▶ _Given instruction_: Your task is to output the listing word for word, with pictures excluded.

▶ _Data section_:
⁂

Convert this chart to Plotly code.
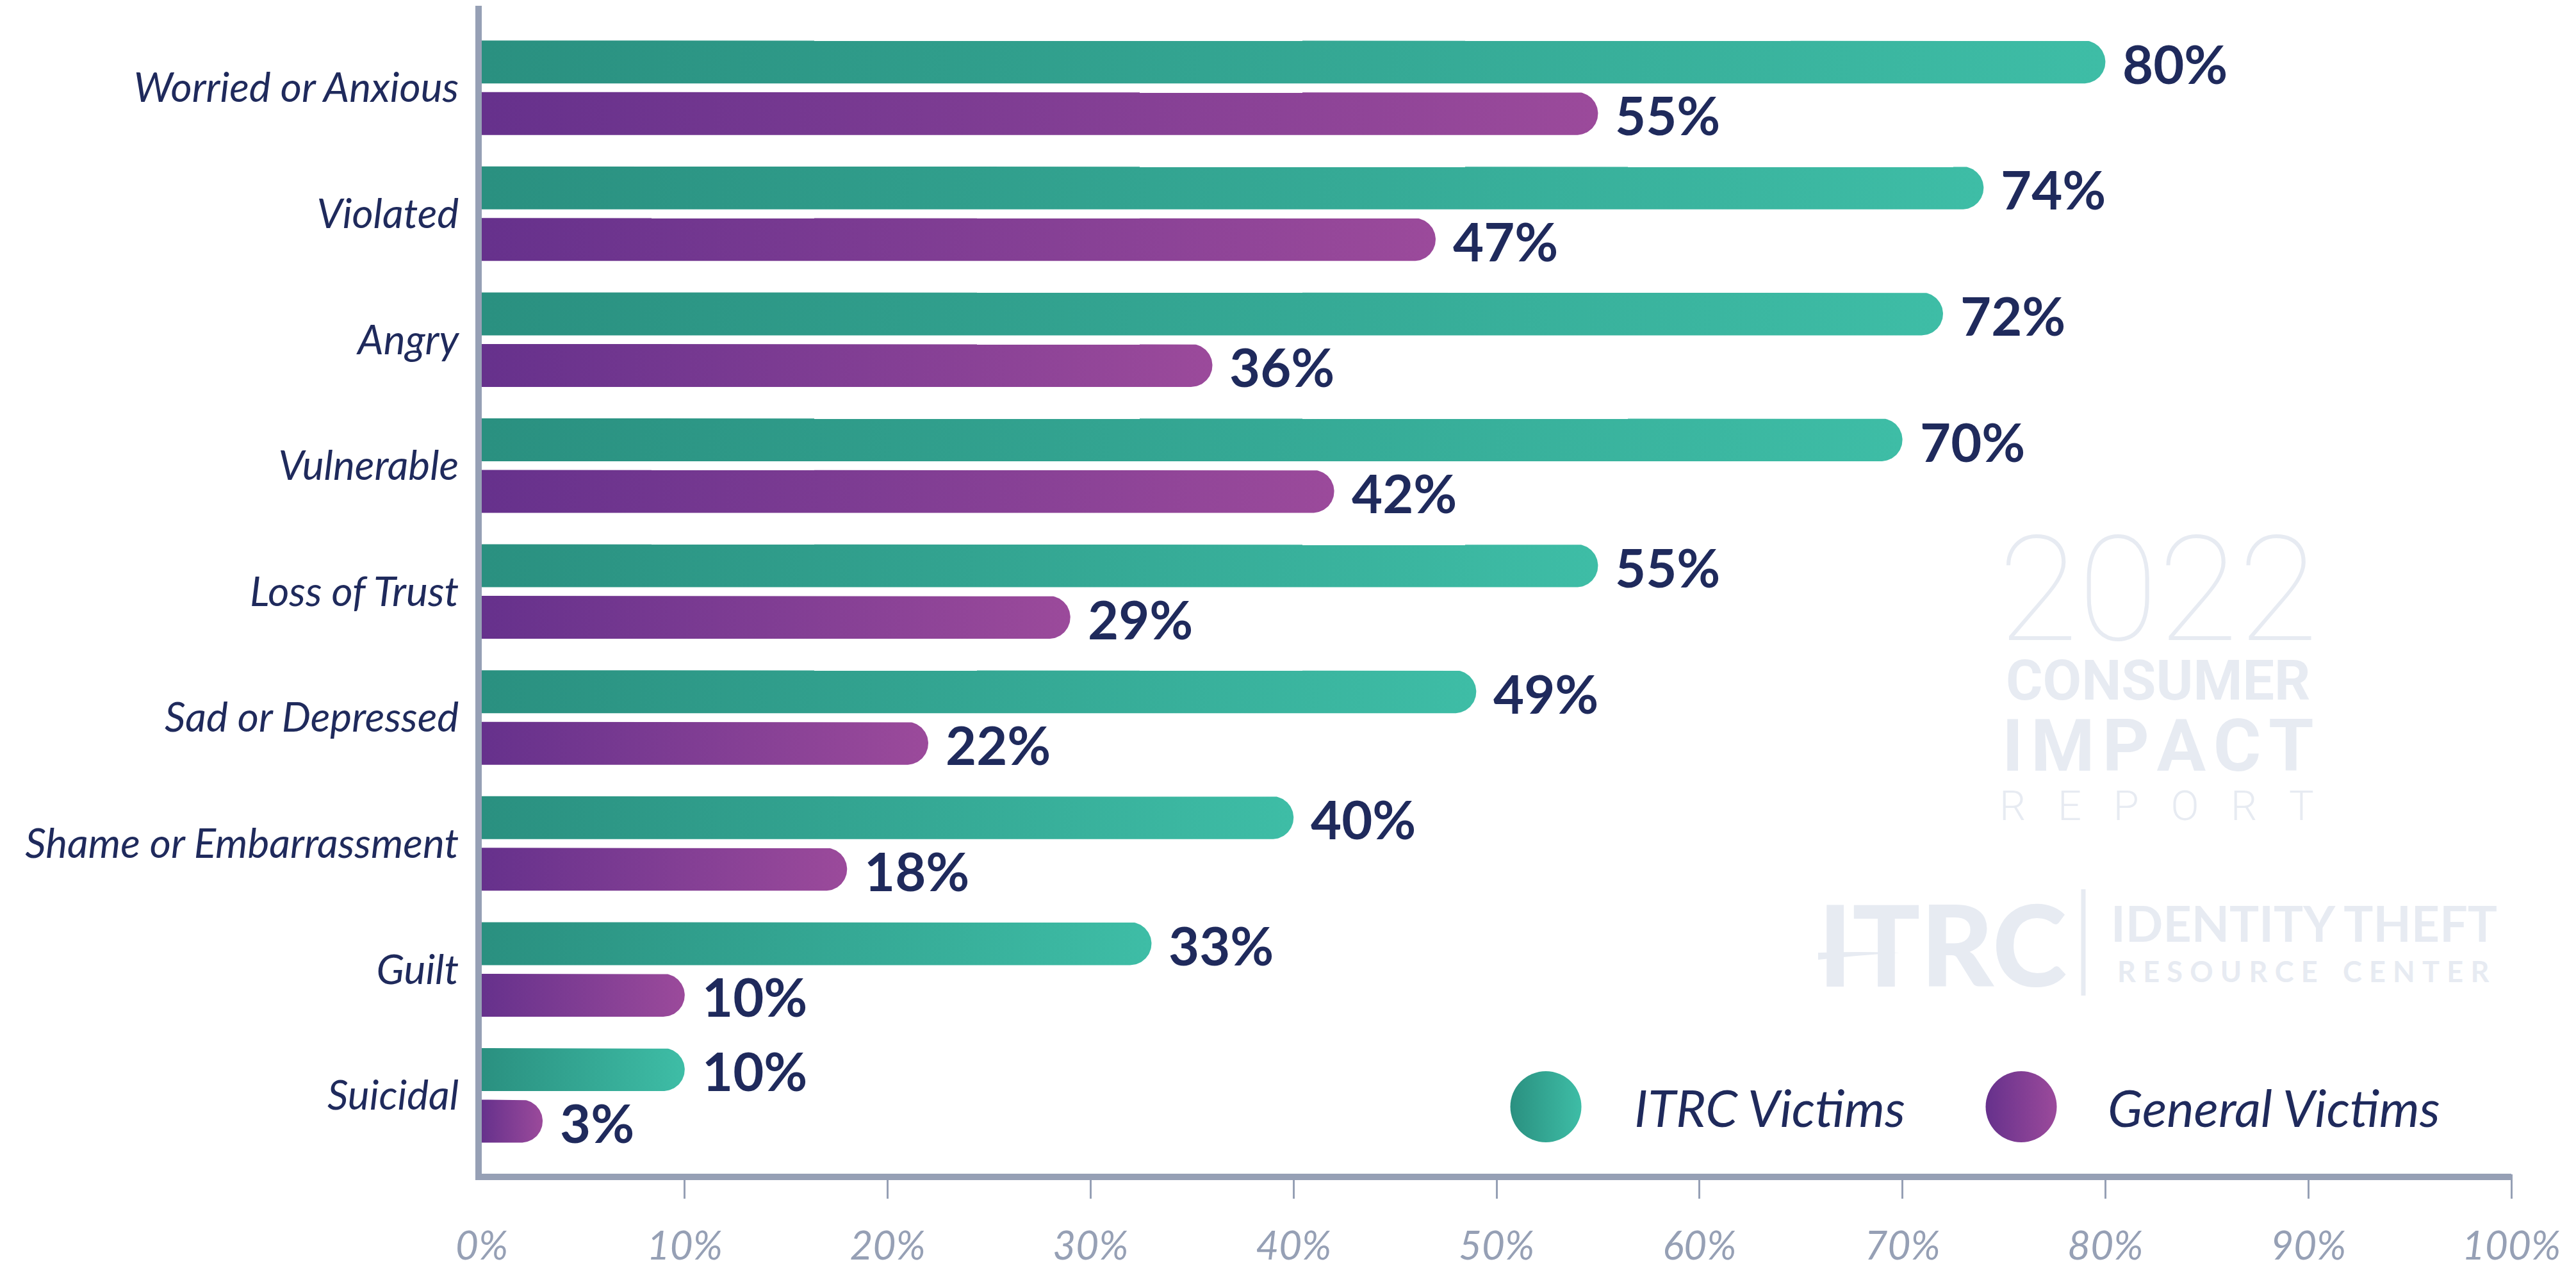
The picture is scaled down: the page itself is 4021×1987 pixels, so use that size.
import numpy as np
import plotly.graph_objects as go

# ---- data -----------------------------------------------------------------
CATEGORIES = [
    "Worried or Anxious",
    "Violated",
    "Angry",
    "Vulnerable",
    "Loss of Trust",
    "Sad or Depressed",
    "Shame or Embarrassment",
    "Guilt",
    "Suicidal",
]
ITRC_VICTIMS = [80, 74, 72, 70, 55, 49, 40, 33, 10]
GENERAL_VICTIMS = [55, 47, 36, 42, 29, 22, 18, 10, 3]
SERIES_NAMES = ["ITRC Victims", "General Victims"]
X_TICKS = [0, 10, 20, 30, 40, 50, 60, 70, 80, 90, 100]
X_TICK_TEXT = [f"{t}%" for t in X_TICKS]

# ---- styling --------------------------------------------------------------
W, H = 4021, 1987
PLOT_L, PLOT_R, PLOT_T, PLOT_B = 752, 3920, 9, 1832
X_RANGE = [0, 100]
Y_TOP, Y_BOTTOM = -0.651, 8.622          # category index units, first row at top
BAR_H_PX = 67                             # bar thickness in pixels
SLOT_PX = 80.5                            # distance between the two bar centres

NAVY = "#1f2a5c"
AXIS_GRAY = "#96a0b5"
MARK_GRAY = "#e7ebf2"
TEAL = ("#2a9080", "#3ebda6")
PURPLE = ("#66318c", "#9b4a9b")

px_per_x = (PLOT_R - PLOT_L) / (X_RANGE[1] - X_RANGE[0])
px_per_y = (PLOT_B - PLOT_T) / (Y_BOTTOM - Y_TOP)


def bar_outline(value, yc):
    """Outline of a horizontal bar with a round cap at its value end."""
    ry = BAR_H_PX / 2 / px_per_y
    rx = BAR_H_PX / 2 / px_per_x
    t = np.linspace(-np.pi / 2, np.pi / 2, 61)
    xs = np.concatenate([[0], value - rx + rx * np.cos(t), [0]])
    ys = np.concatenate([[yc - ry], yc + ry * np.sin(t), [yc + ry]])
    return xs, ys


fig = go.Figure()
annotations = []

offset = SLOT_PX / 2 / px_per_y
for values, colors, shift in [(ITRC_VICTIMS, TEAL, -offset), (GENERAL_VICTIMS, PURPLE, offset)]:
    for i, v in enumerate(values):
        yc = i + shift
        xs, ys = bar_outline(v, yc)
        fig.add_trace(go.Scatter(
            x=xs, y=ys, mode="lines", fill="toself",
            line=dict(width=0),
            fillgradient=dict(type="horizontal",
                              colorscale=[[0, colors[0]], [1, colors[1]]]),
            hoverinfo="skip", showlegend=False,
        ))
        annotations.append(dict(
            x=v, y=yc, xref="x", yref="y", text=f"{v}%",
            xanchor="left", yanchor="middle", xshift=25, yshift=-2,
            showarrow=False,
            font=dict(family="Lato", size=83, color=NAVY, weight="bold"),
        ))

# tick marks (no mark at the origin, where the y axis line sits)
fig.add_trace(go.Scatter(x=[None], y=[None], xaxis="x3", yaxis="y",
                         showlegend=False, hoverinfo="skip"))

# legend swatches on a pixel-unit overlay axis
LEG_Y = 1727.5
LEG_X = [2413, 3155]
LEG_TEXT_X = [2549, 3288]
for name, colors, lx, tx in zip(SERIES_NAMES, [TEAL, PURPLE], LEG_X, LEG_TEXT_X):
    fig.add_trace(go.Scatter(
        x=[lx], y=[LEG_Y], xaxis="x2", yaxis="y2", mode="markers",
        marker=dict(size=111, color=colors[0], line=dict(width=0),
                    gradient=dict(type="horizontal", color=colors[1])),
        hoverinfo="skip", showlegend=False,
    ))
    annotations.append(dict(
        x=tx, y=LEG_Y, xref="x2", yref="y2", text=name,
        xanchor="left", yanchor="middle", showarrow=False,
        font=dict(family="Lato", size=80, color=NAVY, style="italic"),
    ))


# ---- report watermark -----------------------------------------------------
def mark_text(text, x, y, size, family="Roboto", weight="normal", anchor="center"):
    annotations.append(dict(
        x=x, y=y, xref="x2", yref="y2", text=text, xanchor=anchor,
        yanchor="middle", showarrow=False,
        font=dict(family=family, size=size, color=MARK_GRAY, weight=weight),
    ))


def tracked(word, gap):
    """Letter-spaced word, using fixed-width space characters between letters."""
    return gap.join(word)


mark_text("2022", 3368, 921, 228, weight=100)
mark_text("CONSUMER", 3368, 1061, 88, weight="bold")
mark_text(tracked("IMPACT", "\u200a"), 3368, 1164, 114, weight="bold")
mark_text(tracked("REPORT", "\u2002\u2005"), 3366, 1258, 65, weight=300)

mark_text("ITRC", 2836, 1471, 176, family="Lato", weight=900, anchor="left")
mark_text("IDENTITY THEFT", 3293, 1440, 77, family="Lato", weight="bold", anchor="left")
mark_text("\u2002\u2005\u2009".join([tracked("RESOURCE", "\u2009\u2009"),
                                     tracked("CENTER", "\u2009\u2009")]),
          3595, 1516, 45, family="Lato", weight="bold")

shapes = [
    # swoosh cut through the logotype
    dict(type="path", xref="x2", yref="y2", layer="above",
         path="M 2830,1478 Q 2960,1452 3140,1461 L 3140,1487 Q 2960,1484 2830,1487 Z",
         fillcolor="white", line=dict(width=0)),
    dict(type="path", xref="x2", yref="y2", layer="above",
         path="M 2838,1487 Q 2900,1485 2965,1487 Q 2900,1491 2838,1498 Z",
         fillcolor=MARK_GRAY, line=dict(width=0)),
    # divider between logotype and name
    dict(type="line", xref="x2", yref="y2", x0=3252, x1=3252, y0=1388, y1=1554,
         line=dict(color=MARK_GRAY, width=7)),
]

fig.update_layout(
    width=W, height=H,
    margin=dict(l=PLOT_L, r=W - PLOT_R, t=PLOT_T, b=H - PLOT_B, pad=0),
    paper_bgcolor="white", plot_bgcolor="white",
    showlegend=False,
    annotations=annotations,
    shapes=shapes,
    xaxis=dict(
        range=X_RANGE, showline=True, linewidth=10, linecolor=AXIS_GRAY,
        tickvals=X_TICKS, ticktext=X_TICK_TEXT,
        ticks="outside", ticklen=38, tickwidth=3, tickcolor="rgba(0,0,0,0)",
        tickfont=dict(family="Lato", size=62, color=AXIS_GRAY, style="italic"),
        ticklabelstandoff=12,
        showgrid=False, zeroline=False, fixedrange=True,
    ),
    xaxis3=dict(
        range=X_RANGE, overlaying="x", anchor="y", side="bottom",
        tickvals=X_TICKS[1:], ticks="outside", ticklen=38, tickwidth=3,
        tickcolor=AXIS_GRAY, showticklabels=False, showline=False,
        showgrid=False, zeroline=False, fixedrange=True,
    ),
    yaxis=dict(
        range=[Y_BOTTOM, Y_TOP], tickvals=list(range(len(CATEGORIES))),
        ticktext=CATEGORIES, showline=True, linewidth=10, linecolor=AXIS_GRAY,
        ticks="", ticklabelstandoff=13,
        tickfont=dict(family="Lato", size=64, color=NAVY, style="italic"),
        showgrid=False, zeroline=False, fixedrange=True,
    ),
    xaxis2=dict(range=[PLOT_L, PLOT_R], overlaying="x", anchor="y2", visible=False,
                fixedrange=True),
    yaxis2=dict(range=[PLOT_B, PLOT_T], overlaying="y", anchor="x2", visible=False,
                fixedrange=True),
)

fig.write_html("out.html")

⁂

▶ _Answer below_:
Convert this chart to Plotly code.
The picture is scaled down: the page itself is 4021×1987 pixels, so use that size.
import numpy as np
import plotly.graph_objects as go

# ---- data -----------------------------------------------------------------
CATEGORIES = [
    "Worried or Anxious",
    "Violated",
    "Angry",
    "Vulnerable",
    "Loss of Trust",
    "Sad or Depressed",
    "Shame or Embarrassment",
    "Guilt",
    "Suicidal",
]
ITRC_VICTIMS = [80, 74, 72, 70, 55, 49, 40, 33, 10]
GENERAL_VICTIMS = [55, 47, 36, 42, 29, 22, 18, 10, 3]
SERIES_NAMES = ["ITRC Victims", "General Victims"]
X_TICKS = [0, 10, 20, 30, 40, 50, 60, 70, 80, 90, 100]
X_TICK_TEXT = [f"{t}%" for t in X_TICKS]

# ---- styling --------------------------------------------------------------
W, H = 4021, 1987
PLOT_L, PLOT_R, PLOT_T, PLOT_B = 752, 3920, 9, 1832
X_RANGE = [0, 100]
Y_TOP, Y_BOTTOM = -0.651, 8.622          # category index units, first row at top
BAR_H_PX = 67                             # bar thickness in pixels
SLOT_PX = 80.5                            # distance between the two bar centres

NAVY = "#1f2a5c"
AXIS_GRAY = "#96a0b5"
MARK_GRAY = "#e7ebf2"
TEAL = ("#2a9080", "#3ebda6")
PURPLE = ("#66318c", "#9b4a9b")

px_per_x = (PLOT_R - PLOT_L) / (X_RANGE[1] - X_RANGE[0])
px_per_y = (PLOT_B - PLOT_T) / (Y_BOTTOM - Y_TOP)


def bar_outline(value, yc):
    """Outline of a horizontal bar with a round cap at its value end."""
    ry = BAR_H_PX / 2 / px_per_y
    rx = BAR_H_PX / 2 / px_per_x
    t = np.linspace(-np.pi / 2, np.pi / 2, 61)
    xs = np.concatenate([[0], value - rx + rx * np.cos(t), [0]])
    ys = np.concatenate([[yc - ry], yc + ry * np.sin(t), [yc + ry]])
    return xs, ys


fig = go.Figure()
annotations = []

offset = SLOT_PX / 2 / px_per_y
for values, colors, shift in [(ITRC_VICTIMS, TEAL, -offset), (GENERAL_VICTIMS, PURPLE, offset)]:
    for i, v in enumerate(values):
        yc = i + shift
        xs, ys = bar_outline(v, yc)
        fig.add_trace(go.Scatter(
            x=xs, y=ys, mode="lines", fill="toself",
            line=dict(width=0),
            fillgradient=dict(type="horizontal",
                              colorscale=[[0, colors[0]], [1, colors[1]]]),
            hoverinfo="skip", showlegend=False,
        ))
        annotations.append(dict(
            x=v, y=yc, xref="x", yref="y", text=f"{v}%",
            xanchor="left", yanchor="middle", xshift=25, yshift=-2,
            showarrow=False,
            font=dict(family="Lato", size=83, color=NAVY, weight="bold"),
        ))

# tick marks (no mark at the origin, where the y axis line sits)
fig.add_trace(go.Scatter(x=[None], y=[None], xaxis="x3", yaxis="y",
                         showlegend=False, hoverinfo="skip"))

# legend swatches on a pixel-unit overlay axis
LEG_Y = 1727.5
LEG_X = [2413, 3155]
LEG_TEXT_X = [2549, 3288]
for name, colors, lx, tx in zip(SERIES_NAMES, [TEAL, PURPLE], LEG_X, LEG_TEXT_X):
    fig.add_trace(go.Scatter(
        x=[lx], y=[LEG_Y], xaxis="x2", yaxis="y2", mode="markers",
        marker=dict(size=111, color=colors[0], line=dict(width=0),
                    gradient=dict(type="horizontal", color=colors[1])),
        hoverinfo="skip", showlegend=False,
    ))
    annotations.append(dict(
        x=tx, y=LEG_Y, xref="x2", yref="y2", text=name,
        xanchor="left", yanchor="middle", showarrow=False,
        font=dict(family="Lato", size=80, color=NAVY, style="italic"),
    ))


# ---- report watermark -----------------------------------------------------
def mark_text(text, x, y, size, family="Roboto", weight="normal", anchor="center"):
    annotations.append(dict(
        x=x, y=y, xref="x2", yref="y2", text=text, xanchor=anchor,
        yanchor="middle", showarrow=False,
        font=dict(family=family, size=size, color=MARK_GRAY, weight=weight),
    ))


def tracked(word, gap):
    """Letter-spaced word, using fixed-width space characters between letters."""
    return gap.join(word)


mark_text("2022", 3368, 921, 228, weight=100)
mark_text("CONSUMER", 3368, 1061, 88, weight="bold")
mark_text(tracked("IMPACT", "\u200a"), 3368, 1164, 114, weight="bold")
mark_text(tracked("REPORT", "\u2002\u2005"), 3366, 1258, 65, weight=300)

mark_text("ITRC", 2836, 1471, 176, family="Lato", weight=900, anchor="left")
mark_text("IDENTITY THEFT", 3293, 1440, 77, family="Lato", weight="bold", anchor="left")
mark_text("\u2002\u2005\u2009".join([tracked("RESOURCE", "\u2009\u2009"),
                                     tracked("CENTER", "\u2009\u2009")]),
          3595, 1516, 45, family="Lato", weight="bold")

shapes = [
    # swoosh cut through the logotype
    dict(type="path", xref="x2", yref="y2", layer="above",
         path="M 2830,1478 Q 2960,1452 3140,1461 L 3140,1487 Q 2960,1484 2830,1487 Z",
         fillcolor="white", line=dict(width=0)),
    dict(type="path", xref="x2", yref="y2", layer="above",
         path="M 2838,1487 Q 2900,1485 2965,1487 Q 2900,1491 2838,1498 Z",
         fillcolor=MARK_GRAY, line=dict(width=0)),
    # divider between logotype and name
    dict(type="line", xref="x2", yref="y2", x0=3252, x1=3252, y0=1388, y1=1554,
         line=dict(color=MARK_GRAY, width=7)),
]

fig.update_layout(
    width=W, height=H,
    margin=dict(l=PLOT_L, r=W - PLOT_R, t=PLOT_T, b=H - PLOT_B, pad=0),
    paper_bgcolor="white", plot_bgcolor="white",
    showlegend=False,
    annotations=annotations,
    shapes=shapes,
    xaxis=dict(
        range=X_RANGE, showline=True, linewidth=10, linecolor=AXIS_GRAY,
        tickvals=X_TICKS, ticktext=X_TICK_TEXT,
        ticks="outside", ticklen=38, tickwidth=3, tickcolor="rgba(0,0,0,0)",
        tickfont=dict(family="Lato", size=62, color=AXIS_GRAY, style="italic"),
        ticklabelstandoff=12,
        showgrid=False, zeroline=False, fixedrange=True,
    ),
    xaxis3=dict(
        range=X_RANGE, overlaying="x", anchor="y", side="bottom",
        tickvals=X_TICKS[1:], ticks="outside", ticklen=38, tickwidth=3,
        tickcolor=AXIS_GRAY, showticklabels=False, showline=False,
        showgrid=False, zeroline=False, fixedrange=True,
    ),
    yaxis=dict(
        range=[Y_BOTTOM, Y_TOP], tickvals=list(range(len(CATEGORIES))),
        ticktext=CATEGORIES, showline=True, linewidth=10, linecolor=AXIS_GRAY,
        ticks="", ticklabelstandoff=13,
        tickfont=dict(family="Lato", size=64, color=NAVY, style="italic"),
        showgrid=False, zeroline=False, fixedrange=True,
    ),
    xaxis2=dict(range=[PLOT_L, PLOT_R], overlaying="x", anchor="y2", visible=False,
                fixedrange=True),
    yaxis2=dict(range=[PLOT_B, PLOT_T], overlaying="y", anchor="x2", visible=False,
                fixedrange=True),
)

fig.write_html("out.html")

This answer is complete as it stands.